(Entries taken from a collection)
━━━━━━━━━━━━━━━━━━━━━━━━━━━━━━
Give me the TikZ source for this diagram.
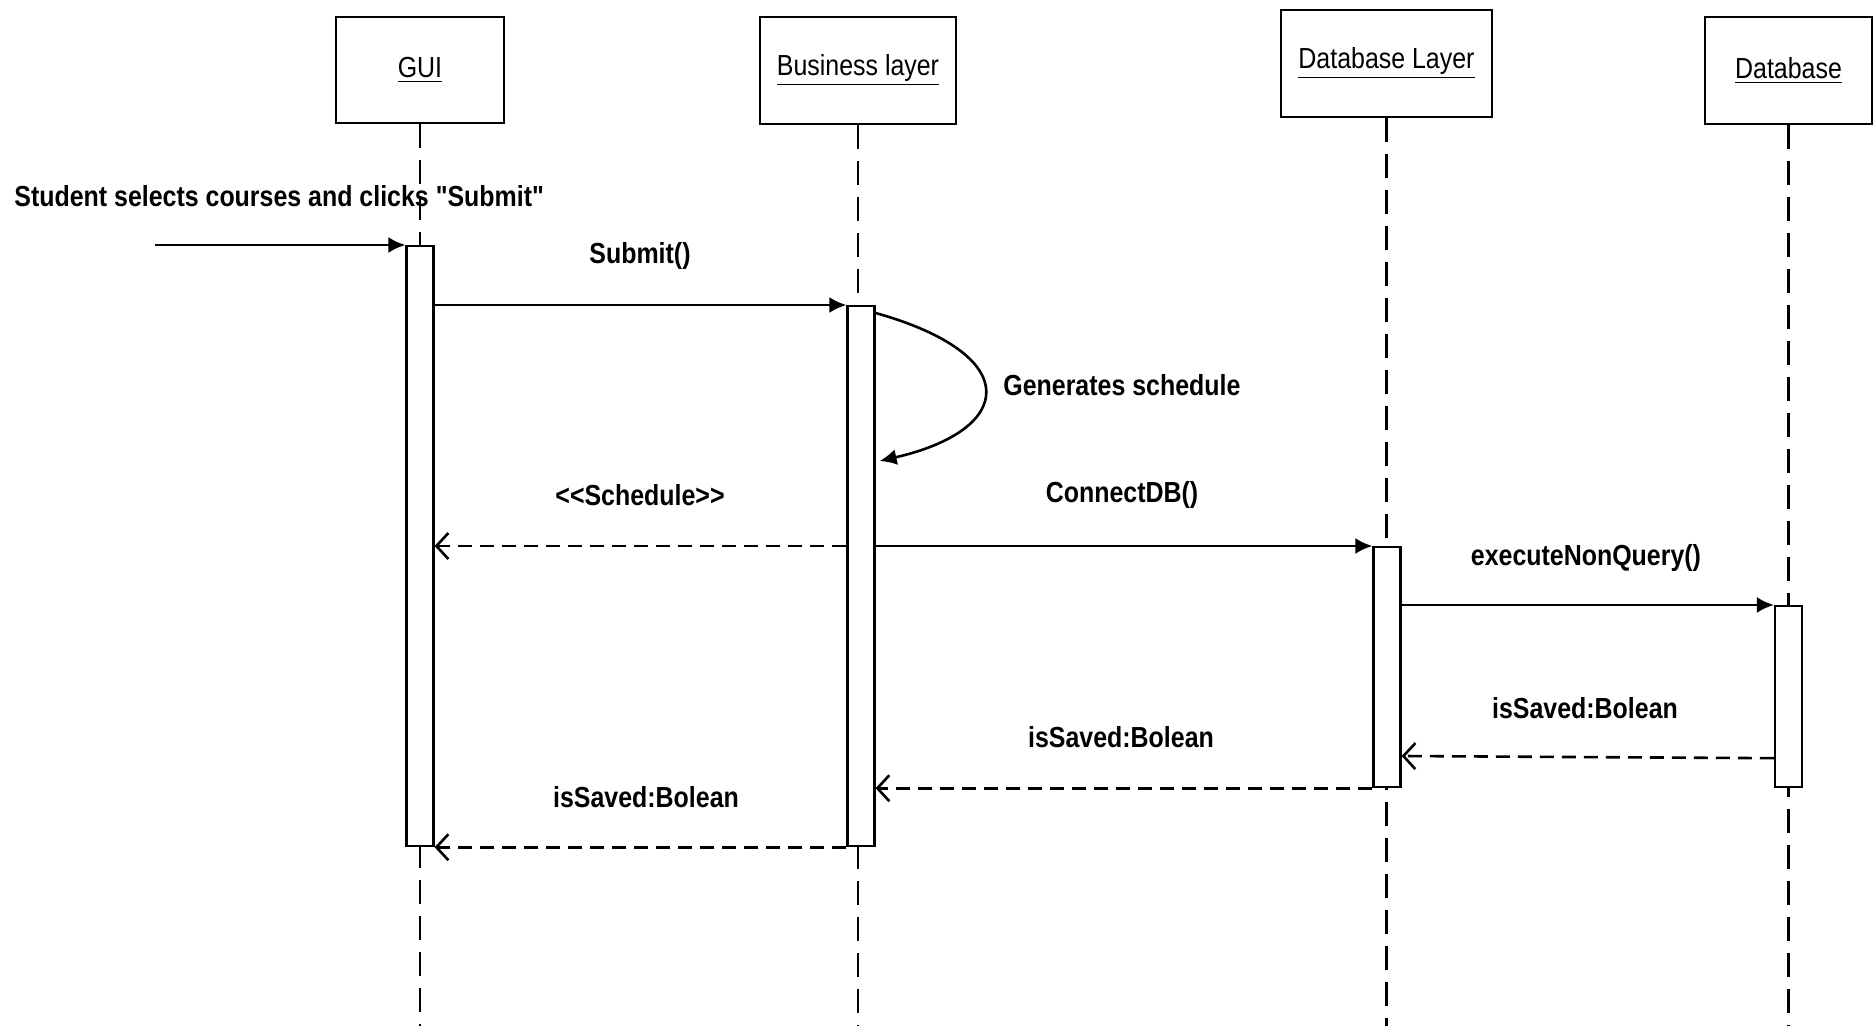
\documentclass[tikz,border=0pt]{standalone}
\usepackage{fontspec}
\setmainfont[FakeStretch=0.86,Ligatures=TeXOff]{Liberation Sans}
\usetikzlibrary{arrows.meta}
\begin{document}
\begin{tikzpicture}[x=0.5pt,y=-0.5pt,
  obj/.style={draw,line width=1.4pt,fill=white,inner sep=0pt,font=\fontsize{14.5}{17}\selectfont},
  actbar/.style={draw,line width=1.1pt,fill=white,minimum width=13.5pt,inner sep=0pt,anchor=north},
  lifeline/.style={line width=1.1pt,dash pattern=on 12pt off 6pt},
  callmsg/.style={line width=1.3pt,-{Latex[length=8.5pt,width=8pt]}},
  retmsg/.style={line width=1.3pt,dash pattern=on 7pt off 4pt,-{Straight Barb[length=6pt,width=13pt]}},
  lbl/.style={inner sep=0pt,font=\bfseries\fontsize{14.5}{17}\selectfont}
]
\useasboundingbox (0,0) rectangle (1876,1026);
% objects
\node[obj,minimum width=84pt,minimum height=53pt] (gui) at (420,70) {\underline{GUI}};
\node[obj,minimum width=98pt,minimum height=53.5pt] (bus) at (858,70.5) {\underline{Business layer}};
\node[obj,minimum width=105.5pt,minimum height=53.5pt] (dbl) at (1386.5,63.5) {\underline{Database Layer}};
\node[obj,minimum width=83.5pt,minimum height=53.5pt] (db) at (1788.5,70.5) {\underline{Database}};
% lifelines
\draw[lifeline] (gui.south) -- (gui.south |- 0,1026);
\draw[lifeline] (bus.south) -- (bus.south |- 0,1026);
\draw[lifeline] (dbl.south) -- (dbl.south |- 0,1026);
\draw[lifeline] (db.south) -- (db.south |- 0,1026);
% activation bars
\node[actbar,minimum height=300pt] (gbar) at (420,245) {};
\node[actbar,minimum height=270pt] (bbar) at (861,305) {};
\node[actbar,minimum height=120pt] (lbar) at (1387,546) {};
\node[actbar,minimum height=90.5pt] (dbar) at (1788.5,605) {};
% messages
\coordinate (actor) at (155,245);
\draw[callmsg] (actor) -- (gbar.north west);
\draw[callmsg] (gbar.east |- bbar.north) -- (bbar.north west);
\draw[callmsg] ([yshift=-4pt]bbar.north east) .. controls (1025,355) and (1015,430) .. ([xshift=2pt]bbar.east |- 0,461);
\draw[retmsg] (bbar.west |- lbar.north) -- (gbar.east |- lbar.north);
\draw[callmsg] (bbar.east |- lbar.north) -- (lbar.north west);
\draw[callmsg] (lbar.east |- dbar.north) -- (dbar.north west);
\draw[retmsg] ([yshift=15pt]dbar.south west) -- (lbar.east |- 0,756);
\draw[retmsg] (lbar.south west) -- (bbar.east |- lbar.south);
\draw[retmsg] (bbar.south west) -- (gbar.south east);
% labels
\node[lbl,anchor=west] (l0) at (14,196) {Student selects courses and clicks "Submit"};
\node[lbl] (l1) at (640,256) {Submit()};
\node[lbl,anchor=west] (l2) at (1003,385) {Generates schedule};
\node[lbl] (l3) at (640,495) {<<Schedule>>};
\node[lbl] (l4) at (1122,495) {ConnectDB()};
\node[lbl] (l5) at (1586,558) {executeNonQuery()};
\node[lbl] (l6) at (1585,708) {isSaved:Bolean};
\node[lbl] (l7) at (1121,737) {isSaved:Bolean};
\node[lbl] (l8) at (646,797) {isSaved:Bolean};
\end{tikzpicture}
\end{document}
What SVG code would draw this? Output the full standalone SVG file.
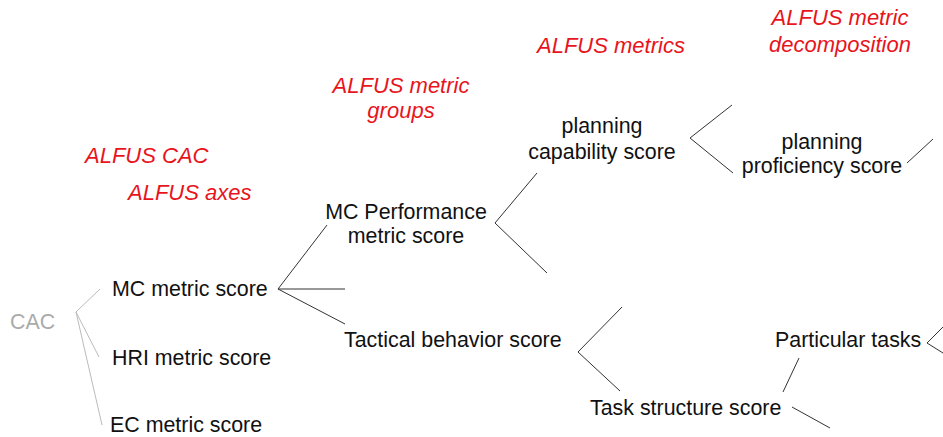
<svg xmlns="http://www.w3.org/2000/svg" width="943" height="437" viewBox="0 0 943 437">
  <style>
    text { font-family: "Liberation Sans", Arial, sans-serif; font-size: 21.4px; }
    .node { fill: #111; }
    .root { fill: #aaa; }
    .label { fill: #e8141c; font-style: italic; font-size: 22px; }
    .mid { text-anchor: middle; }
    .edge { stroke: #333; stroke-width: 1; fill: none; }
    .edge-light { stroke: #bbb; stroke-width: 1; fill: none; }
  </style>
  <rect width="943" height="437" fill="#fff"/>

  <!-- level captions -->
  <g id="captions">
    <text class="label" x="85" y="163">ALFUS CAC</text>
    <text class="label" x="128" y="200">ALFUS axes</text>
    <text class="label mid" x="401" y="93">ALFUS metric</text>
    <text class="label mid" x="401" y="118">groups</text>
    <text class="label" x="537" y="53">ALFUS metrics</text>
    <text class="label mid" x="840" y="25">ALFUS metric</text>
    <text class="label mid" x="840" y="52">decomposition</text>
  </g>

  <!-- connectors -->
  <g id="connectors">
    <path class="edge-light" d="M100,289 L76,312 L99,357 M76,312 L102,425"/>
    <path class="edge" d="M327,225 L278,289 L345,289 M278,289 L345,324"/>
    <path class="edge" d="M537,173 L495,223 L547,273"/>
    <path class="edge" d="M732,105 L690,138 L733,173"/>
    <path class="edge" d="M907,163 L933,139"/>
    <path class="edge" d="M622,307 L578,352 L620,391"/>
    <path class="edge" d="M783,392 L799,358"/>
    <path class="edge" d="M792,407 L830,428"/>
    <path class="edge" d="M943,327 L927,343 L943,353"/>
  </g>

  <!-- nodes -->
  <g id="cac"><text class="root" x="10" y="329">CAC</text></g>
  <g id="mc-metric"><text class="node" x="112" y="296">MC metric score</text></g>
  <g id="hri-metric"><text class="node" x="112" y="365">HRI metric score</text></g>
  <g id="ec-metric"><text class="node" x="110" y="432">EC metric score</text></g>
  <g id="mc-performance">
    <text class="node mid" x="406" y="219">MC Performance</text>
    <text class="node mid" x="406" y="243">metric score</text>
  </g>
  <g id="tactical-behavior"><text class="node" x="344" y="347">Tactical behavior score</text></g>
  <g id="planning-capability">
    <text class="node mid" x="602" y="133">planning</text>
    <text class="node mid" x="602" y="159">capability score</text>
  </g>
  <g id="planning-proficiency">
    <text class="node mid" x="822" y="149">planning</text>
    <text class="node mid" x="822" y="173">proficiency score</text>
  </g>
  <g id="particular-tasks"><text class="node" x="775" y="347">Particular tasks</text></g>
  <g id="task-structure"><text class="node" x="590" y="415">Task structure score</text></g>
</svg>
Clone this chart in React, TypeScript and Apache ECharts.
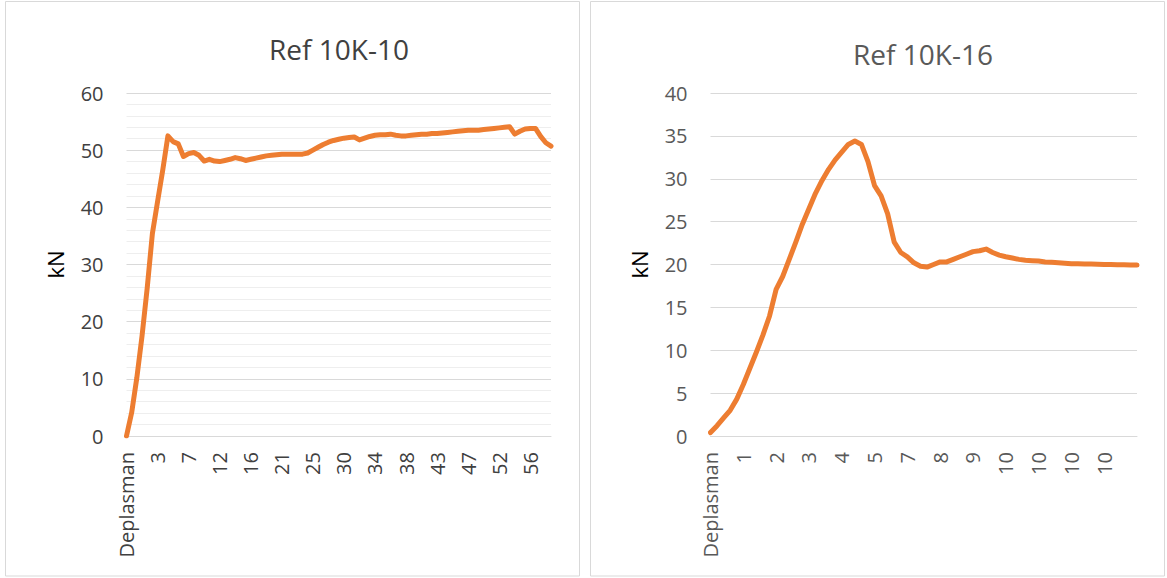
━━━━━━━━━━━━━━━━━━━━━━━━━━━━━━
- **THE PROBLEM**: Transcribe the complete set of entries verbatim. No pictures belong in the copy.

- **RESULT OF THE TASK**:
Give me the TikZ source for this diagram.
\documentclass[tikz,border=0pt]{standalone}
\usepackage{fontspec}
\setmainfont[FakeStretch=0.86,Ligatures=TeXOff]{Liberation Sans}
\usetikzlibrary{arrows.meta}
\begin{document}
\begin{tikzpicture}[x=0.5pt,y=-0.5pt,
  obj/.style={draw,line width=1.4pt,fill=white,inner sep=0pt,font=\fontsize{14.5}{17}\selectfont},
  actbar/.style={draw,line width=1.1pt,fill=white,minimum width=13.5pt,inner sep=0pt,anchor=north},
  lifeline/.style={line width=1.1pt,dash pattern=on 12pt off 6pt},
  callmsg/.style={line width=1.3pt,-{Latex[length=8.5pt,width=8pt]}},
  retmsg/.style={line width=1.3pt,dash pattern=on 7pt off 4pt,-{Straight Barb[length=6pt,width=13pt]}},
  lbl/.style={inner sep=0pt,font=\bfseries\fontsize{14.5}{17}\selectfont}
]
\useasboundingbox (0,0) rectangle (1876,1026);
% objects
\node[obj,minimum width=84pt,minimum height=53pt] (gui) at (420,70) {\underline{GUI}};
\node[obj,minimum width=98pt,minimum height=53.5pt] (bus) at (858,70.5) {\underline{Business layer}};
\node[obj,minimum width=105.5pt,minimum height=53.5pt] (dbl) at (1386.5,63.5) {\underline{Database Layer}};
\node[obj,minimum width=83.5pt,minimum height=53.5pt] (db) at (1788.5,70.5) {\underline{Database}};
% lifelines
\draw[lifeline] (gui.south) -- (gui.south |- 0,1026);
\draw[lifeline] (bus.south) -- (bus.south |- 0,1026);
\draw[lifeline] (dbl.south) -- (dbl.south |- 0,1026);
\draw[lifeline] (db.south) -- (db.south |- 0,1026);
% activation bars
\node[actbar,minimum height=300pt] (gbar) at (420,245) {};
\node[actbar,minimum height=270pt] (bbar) at (861,305) {};
\node[actbar,minimum height=120pt] (lbar) at (1387,546) {};
\node[actbar,minimum height=90.5pt] (dbar) at (1788.5,605) {};
% messages
\coordinate (actor) at (155,245);
\draw[callmsg] (actor) -- (gbar.north west);
\draw[callmsg] (gbar.east |- bbar.north) -- (bbar.north west);
\draw[callmsg] ([yshift=-4pt]bbar.north east) .. controls (1025,355) and (1015,430) .. ([xshift=2pt]bbar.east |- 0,461);
\draw[retmsg] (bbar.west |- lbar.north) -- (gbar.east |- lbar.north);
\draw[callmsg] (bbar.east |- lbar.north) -- (lbar.north west);
\draw[callmsg] (lbar.east |- dbar.north) -- (dbar.north west);
\draw[retmsg] ([yshift=15pt]dbar.south west) -- (lbar.east |- 0,756);
\draw[retmsg] (lbar.south west) -- (bbar.east |- lbar.south);
\draw[retmsg] (bbar.south west) -- (gbar.south east);
% labels
\node[lbl,anchor=west] (l0) at (14,196) {Student selects courses and clicks "Submit"};
\node[lbl] (l1) at (640,256) {Submit()};
\node[lbl,anchor=west] (l2) at (1003,385) {Generates schedule};
\node[lbl] (l3) at (640,495) {<<Schedule>>};
\node[lbl] (l4) at (1122,495) {ConnectDB()};
\node[lbl] (l5) at (1586,558) {executeNonQuery()};
\node[lbl] (l6) at (1585,708) {isSaved:Bolean};
\node[lbl] (l7) at (1121,737) {isSaved:Bolean};
\node[lbl] (l8) at (646,797) {isSaved:Bolean};
\end{tikzpicture}
\end{document}
What SVG code would draw this? Output the full standalone SVG file.
<svg xmlns="http://www.w3.org/2000/svg" width="943" height="437" viewBox="0 0 943 437">
  <style>
    text { font-family: "Liberation Sans", Arial, sans-serif; font-size: 21.4px; }
    .node { fill: #111; }
    .root { fill: #aaa; }
    .label { fill: #e8141c; font-style: italic; font-size: 22px; }
    .mid { text-anchor: middle; }
    .edge { stroke: #333; stroke-width: 1; fill: none; }
    .edge-light { stroke: #bbb; stroke-width: 1; fill: none; }
  </style>
  <rect width="943" height="437" fill="#fff"/>

  <!-- level captions -->
  <g id="captions">
    <text class="label" x="85" y="163">ALFUS CAC</text>
    <text class="label" x="128" y="200">ALFUS axes</text>
    <text class="label mid" x="401" y="93">ALFUS metric</text>
    <text class="label mid" x="401" y="118">groups</text>
    <text class="label" x="537" y="53">ALFUS metrics</text>
    <text class="label mid" x="840" y="25">ALFUS metric</text>
    <text class="label mid" x="840" y="52">decomposition</text>
  </g>

  <!-- connectors -->
  <g id="connectors">
    <path class="edge-light" d="M100,289 L76,312 L99,357 M76,312 L102,425"/>
    <path class="edge" d="M327,225 L278,289 L345,289 M278,289 L345,324"/>
    <path class="edge" d="M537,173 L495,223 L547,273"/>
    <path class="edge" d="M732,105 L690,138 L733,173"/>
    <path class="edge" d="M907,163 L933,139"/>
    <path class="edge" d="M622,307 L578,352 L620,391"/>
    <path class="edge" d="M783,392 L799,358"/>
    <path class="edge" d="M792,407 L830,428"/>
    <path class="edge" d="M943,327 L927,343 L943,353"/>
  </g>

  <!-- nodes -->
  <g id="cac"><text class="root" x="10" y="329">CAC</text></g>
  <g id="mc-metric"><text class="node" x="112" y="296">MC metric score</text></g>
  <g id="hri-metric"><text class="node" x="112" y="365">HRI metric score</text></g>
  <g id="ec-metric"><text class="node" x="110" y="432">EC metric score</text></g>
  <g id="mc-performance">
    <text class="node mid" x="406" y="219">MC Performance</text>
    <text class="node mid" x="406" y="243">metric score</text>
  </g>
  <g id="tactical-behavior"><text class="node" x="344" y="347">Tactical behavior score</text></g>
  <g id="planning-capability">
    <text class="node mid" x="602" y="133">planning</text>
    <text class="node mid" x="602" y="159">capability score</text>
  </g>
  <g id="planning-proficiency">
    <text class="node mid" x="822" y="149">planning</text>
    <text class="node mid" x="822" y="173">proficiency score</text>
  </g>
  <g id="particular-tasks"><text class="node" x="775" y="347">Particular tasks</text></g>
  <g id="task-structure"><text class="node" x="590" y="415">Task structure score</text></g>
</svg>
Clone this chart in React, TypeScript and Apache ECharts.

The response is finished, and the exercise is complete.